CHARLESTON, S.C. (WCIV) -- A walk on the beach against the crash of the ocean is more than soothing for Megan Peebles; it's symbolic of a new life.
"It's something I wasn't able to do that now I have back. I'm grateful that I can walk on the beach again and have a normal life," Peebles said.
Peebles' story goes back to a cold January day at school in 2008. She was 9 years old.
"They took us out when it was freezing cold, so the slide had frost on it. When I went to go down it, I hit the bump in the middle which was there already. I flew over the edge and landed in a seated position," she said.
Megan said it caused such awful pain that she couldn't sit through a movie or walk through a grocery store.
"It basically felt like somebody had taken a hammer and hit my back," she said.
She said she lost all her friends and got bullied at school.
"They would be mean to me because I couldn't go on field trips. One of them actually threw a basketball at my back saying, ‘If it hurt, you would not be able to come to school.' I wasn't able to come to school for like a week after that," she said.
She said her doctors weren't any better and no one would believe her.
"The four years were taken from me that I can never get back," she said.
That changed when she got an X-ray that showed something new: a rare break on a joint in her spine. That was when she went to Medical University of South Carolina neurosurgeon Dr. Bruce Frankel.
He said her condition was rare for anyone under the age of 40.
ABCNews4 accompanied Megan to MUSC for her reunion with Frankel. Frankel used his own invention to implant a screw in her back. Doctors around the world use the equipment invented at MUSC.
He called it a "minimally invasive spinal system."
"When we put a rod in and tighten, we can pull the spine back in to alignment without other equipment," Frankel said.
Despite the risks involved in operating on someone so young, Frankel said surgery was a success. But it took Peebles a little longer to realize she had her life back.
"Megan had been down for so long, she was afraid to get up and walk," he said.

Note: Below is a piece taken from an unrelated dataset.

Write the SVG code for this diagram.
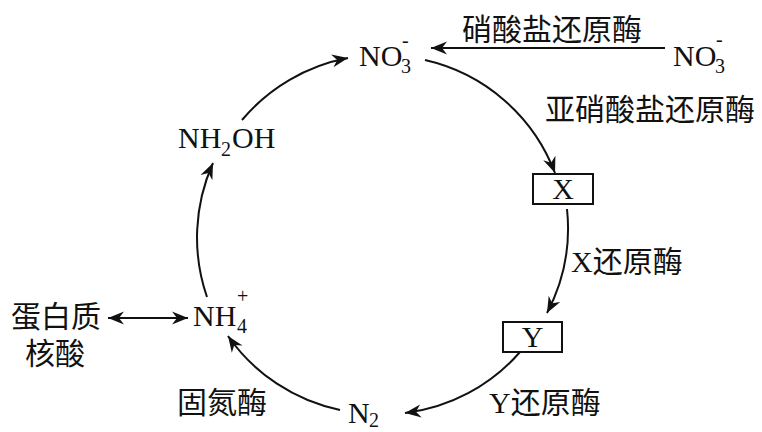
<svg xmlns="http://www.w3.org/2000/svg" width="762" height="432" viewBox="0 0 762 432">
<style>
text{font-family:"Liberation Serif","Noto Sans CJK SC",serif;font-size:30px;fill:#111}
.s{font-size:20px}
.c{stroke:#111;stroke-width:2;fill:none}
.b{fill:#fff;stroke:#111;stroke-width:2}
</style>
<defs>
<marker id="ah" viewBox="-17 -8 19 16" refX="0" refY="0" markerWidth="19" markerHeight="16" markerUnits="userSpaceOnUse" orient="auto-start-reverse">
<path d="M0,0 L-16,-6.5 L-11,0 L-16,6.5 Z" fill="#111"/>
</marker>
</defs>
<rect width="762" height="432" fill="#fff"/>
<g id="connectors">
<path class="c" d="M665,48 L431,48" marker-end="url(#ah)"/>
<path class="c" d="M425,60 A182,182 0 0 1 555,173" marker-end="url(#ah)"/>
<path class="c" d="M567,209 A182,182 0 0 1 547,313" marker-end="url(#ah)"/>
<path class="c" d="M520,352 A182,182 0 0 1 405,413" marker-end="url(#ah)"/>
<path class="c" d="M340,410 A182,182 0 0 1 228,336" marker-end="url(#ah)"/>
<path class="c" d="M207,297 A182,182 0 0 1 213,163" marker-end="url(#ah)"/>
<path class="c" d="M242,120 A182,182 0 0 1 348,58" marker-end="url(#ah)"/>
<path class="c" d="M108,318 L188,318" marker-start="url(#ah)" marker-end="url(#ah)"/>
</g>
<g id="no3-top">
<text x="359" y="66">NO</text><text class="s" x="401" y="73">3</text><text class="s" x="402" y="47">-</text>
</g>
<g id="no3-right">
<text x="673" y="66">NO</text><text class="s" x="715" y="73">3</text><text class="s" x="716" y="46">-</text>
</g>
<g id="label-nitrate">
<text x="462" y="40">硝酸盐还原酶</text>
</g>
<g id="label-nitrite">
<text x="545" y="120">亚硝酸盐还原酶</text>
</g>
<g id="node-x">
<rect class="b" x="533" y="174" width="60" height="30"/>
<text x="563" y="199" text-anchor="middle">X</text>
</g>
<g id="label-x">
<text x="571" y="272">X还原酶</text>
</g>
<g id="node-y">
<rect class="b" x="503" y="322" width="59" height="30"/>
<text x="532.5" y="347" text-anchor="middle">Y</text>
</g>
<g id="label-y">
<text x="489" y="413">Y还原酶</text>
</g>
<g id="node-n2">
<text x="348" y="423">N</text><text class="s" x="369" y="427">2</text>
</g>
<g id="label-nitrogenase">
<text x="177" y="413">固氮酶</text>
</g>
<g id="node-nh4">
<text x="193" y="326">NH</text><text class="s" x="237" y="333">4</text><text class="s" x="237" y="303">+</text>
</g>
<g id="node-protein">
<text x="11" y="327">蛋白质</text>
<text x="25" y="364">核酸</text>
</g>
<g id="node-nh2oh">
<text x="178" y="148">NH</text><text class="s" x="221" y="156">2</text><text x="232" y="148">OH</text>
</g>
</svg>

Today, Peebles is back on her feet.
"Every day I get up and I'm grateful I can actually get out of bed without hurting," she said. "I was able to get back the life I was supposed to have."
She still stays in touch with Frankel and nurse practitioner Sarah Denham.
"Some of the best emails Sarah and I receive explain just a trip to the beach or a vacation that was not possible to her for many years before," Frankel said.
"I think our role as providers is to teach our patients, but she's done a great job at teaching us a lot about staying strong," Denham said.
"I've learned you can't give up in times of pain. If you do, you will not be able to see what the future holds," Peebles said.
Peebles' future is wide open. She's on the fast track to college, on schedule to graduate high school a year early. And, eventually, she wants to become a pediatric neurosurgeon.